> **Exercise brief**
Please retype the data in full and exactly; the pictures are not part of the copy.
▬▬▬▬▬▬
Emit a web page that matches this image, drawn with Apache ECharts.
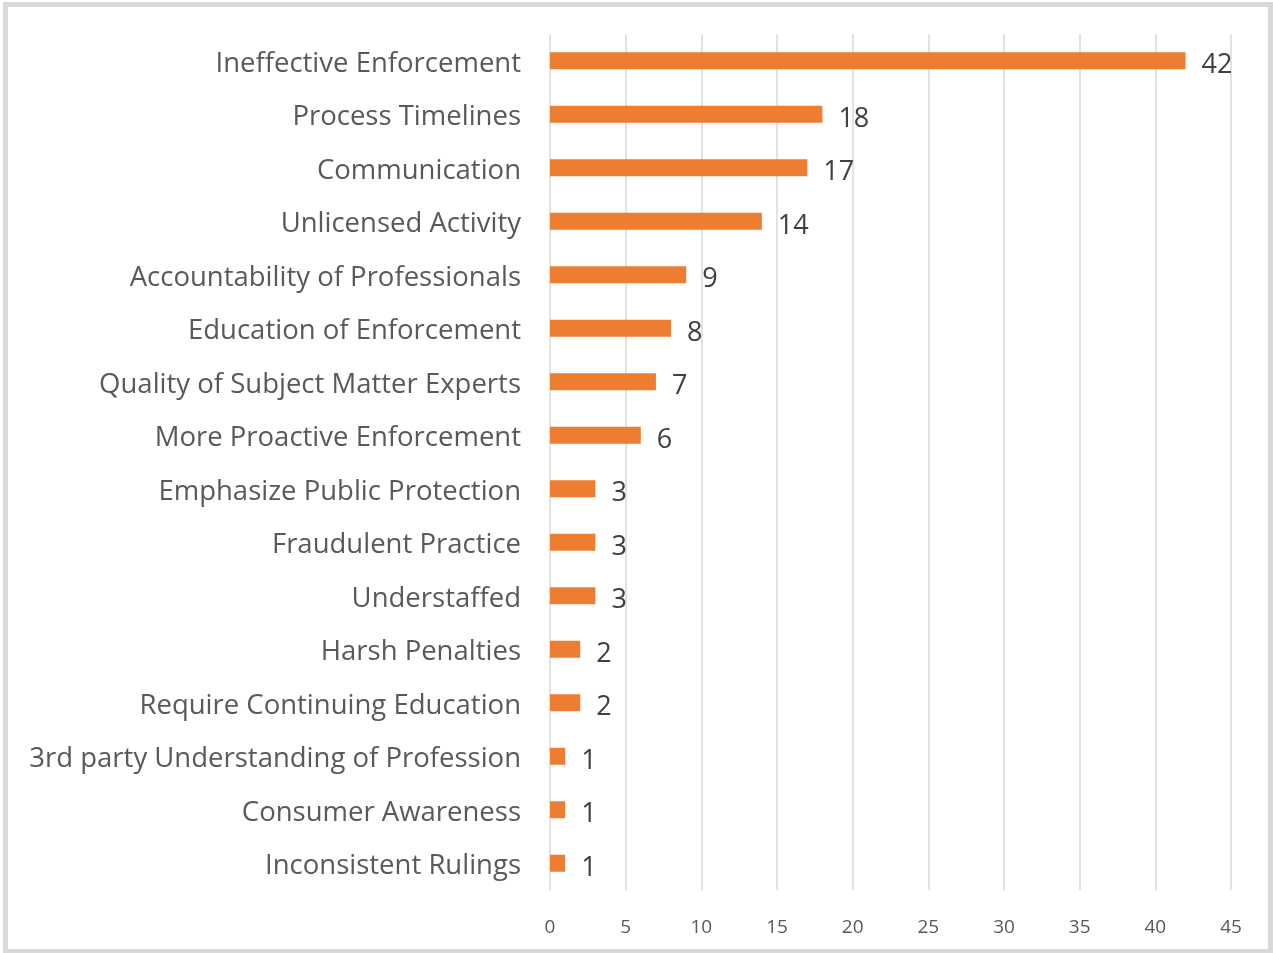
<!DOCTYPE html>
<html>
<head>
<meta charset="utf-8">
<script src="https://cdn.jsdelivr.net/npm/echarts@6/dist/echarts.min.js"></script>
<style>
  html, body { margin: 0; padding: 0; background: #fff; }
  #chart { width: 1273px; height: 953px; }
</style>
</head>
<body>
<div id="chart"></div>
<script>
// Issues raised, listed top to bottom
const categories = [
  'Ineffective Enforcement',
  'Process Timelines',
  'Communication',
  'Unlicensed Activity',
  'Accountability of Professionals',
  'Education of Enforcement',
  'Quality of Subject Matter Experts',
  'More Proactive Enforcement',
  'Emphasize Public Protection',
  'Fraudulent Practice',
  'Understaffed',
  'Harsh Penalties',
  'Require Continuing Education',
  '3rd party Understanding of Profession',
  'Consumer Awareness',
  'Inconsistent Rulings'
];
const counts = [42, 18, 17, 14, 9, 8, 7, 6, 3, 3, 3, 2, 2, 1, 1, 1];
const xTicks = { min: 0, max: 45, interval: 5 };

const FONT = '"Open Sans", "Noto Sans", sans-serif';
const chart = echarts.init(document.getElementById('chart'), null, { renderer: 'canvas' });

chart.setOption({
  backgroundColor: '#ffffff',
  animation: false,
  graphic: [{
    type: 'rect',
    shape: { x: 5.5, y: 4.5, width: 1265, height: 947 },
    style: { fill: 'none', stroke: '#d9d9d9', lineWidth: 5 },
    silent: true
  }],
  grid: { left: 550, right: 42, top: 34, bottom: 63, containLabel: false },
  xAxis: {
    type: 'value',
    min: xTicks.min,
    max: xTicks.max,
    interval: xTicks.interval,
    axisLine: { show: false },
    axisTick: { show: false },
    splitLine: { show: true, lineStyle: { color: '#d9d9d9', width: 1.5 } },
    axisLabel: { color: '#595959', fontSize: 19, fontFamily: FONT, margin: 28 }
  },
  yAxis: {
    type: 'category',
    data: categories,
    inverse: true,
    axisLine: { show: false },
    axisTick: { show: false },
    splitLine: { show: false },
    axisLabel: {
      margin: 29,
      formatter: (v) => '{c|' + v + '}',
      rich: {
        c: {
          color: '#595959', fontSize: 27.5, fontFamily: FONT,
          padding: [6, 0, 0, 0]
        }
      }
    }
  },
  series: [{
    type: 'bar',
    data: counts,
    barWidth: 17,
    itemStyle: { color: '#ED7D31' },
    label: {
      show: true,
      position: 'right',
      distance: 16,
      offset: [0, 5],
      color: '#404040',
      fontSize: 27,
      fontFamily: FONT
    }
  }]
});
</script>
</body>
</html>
▬▬▬▬▬▬
> **Final result**
Emit a web page that matches this image, drawn with Apache ECharts.
<!DOCTYPE html>
<html>
<head>
<meta charset="utf-8">
<script src="https://cdn.jsdelivr.net/npm/echarts@6/dist/echarts.min.js"></script>
<style>
  html, body { margin: 0; padding: 0; background: #fff; }
  #chart { width: 1273px; height: 953px; }
</style>
</head>
<body>
<div id="chart"></div>
<script>
// Issues raised, listed top to bottom
const categories = [
  'Ineffective Enforcement',
  'Process Timelines',
  'Communication',
  'Unlicensed Activity',
  'Accountability of Professionals',
  'Education of Enforcement',
  'Quality of Subject Matter Experts',
  'More Proactive Enforcement',
  'Emphasize Public Protection',
  'Fraudulent Practice',
  'Understaffed',
  'Harsh Penalties',
  'Require Continuing Education',
  '3rd party Understanding of Profession',
  'Consumer Awareness',
  'Inconsistent Rulings'
];
const counts = [42, 18, 17, 14, 9, 8, 7, 6, 3, 3, 3, 2, 2, 1, 1, 1];
const xTicks = { min: 0, max: 45, interval: 5 };

const FONT = '"Open Sans", "Noto Sans", sans-serif';
const chart = echarts.init(document.getElementById('chart'), null, { renderer: 'canvas' });

chart.setOption({
  backgroundColor: '#ffffff',
  animation: false,
  graphic: [{
    type: 'rect',
    shape: { x: 5.5, y: 4.5, width: 1265, height: 947 },
    style: { fill: 'none', stroke: '#d9d9d9', lineWidth: 5 },
    silent: true
  }],
  grid: { left: 550, right: 42, top: 34, bottom: 63, containLabel: false },
  xAxis: {
    type: 'value',
    min: xTicks.min,
    max: xTicks.max,
    interval: xTicks.interval,
    axisLine: { show: false },
    axisTick: { show: false },
    splitLine: { show: true, lineStyle: { color: '#d9d9d9', width: 1.5 } },
    axisLabel: { color: '#595959', fontSize: 19, fontFamily: FONT, margin: 28 }
  },
  yAxis: {
    type: 'category',
    data: categories,
    inverse: true,
    axisLine: { show: false },
    axisTick: { show: false },
    splitLine: { show: false },
    axisLabel: {
      margin: 29,
      formatter: (v) => '{c|' + v + '}',
      rich: {
        c: {
          color: '#595959', fontSize: 27.5, fontFamily: FONT,
          padding: [6, 0, 0, 0]
        }
      }
    }
  },
  series: [{
    type: 'bar',
    data: counts,
    barWidth: 17,
    itemStyle: { color: '#ED7D31' },
    label: {
      show: true,
      position: 'right',
      distance: 16,
      offset: [0, 5],
      color: '#404040',
      fontSize: 27,
      fontFamily: FONT
    }
  }]
});
</script>
</body>
</html>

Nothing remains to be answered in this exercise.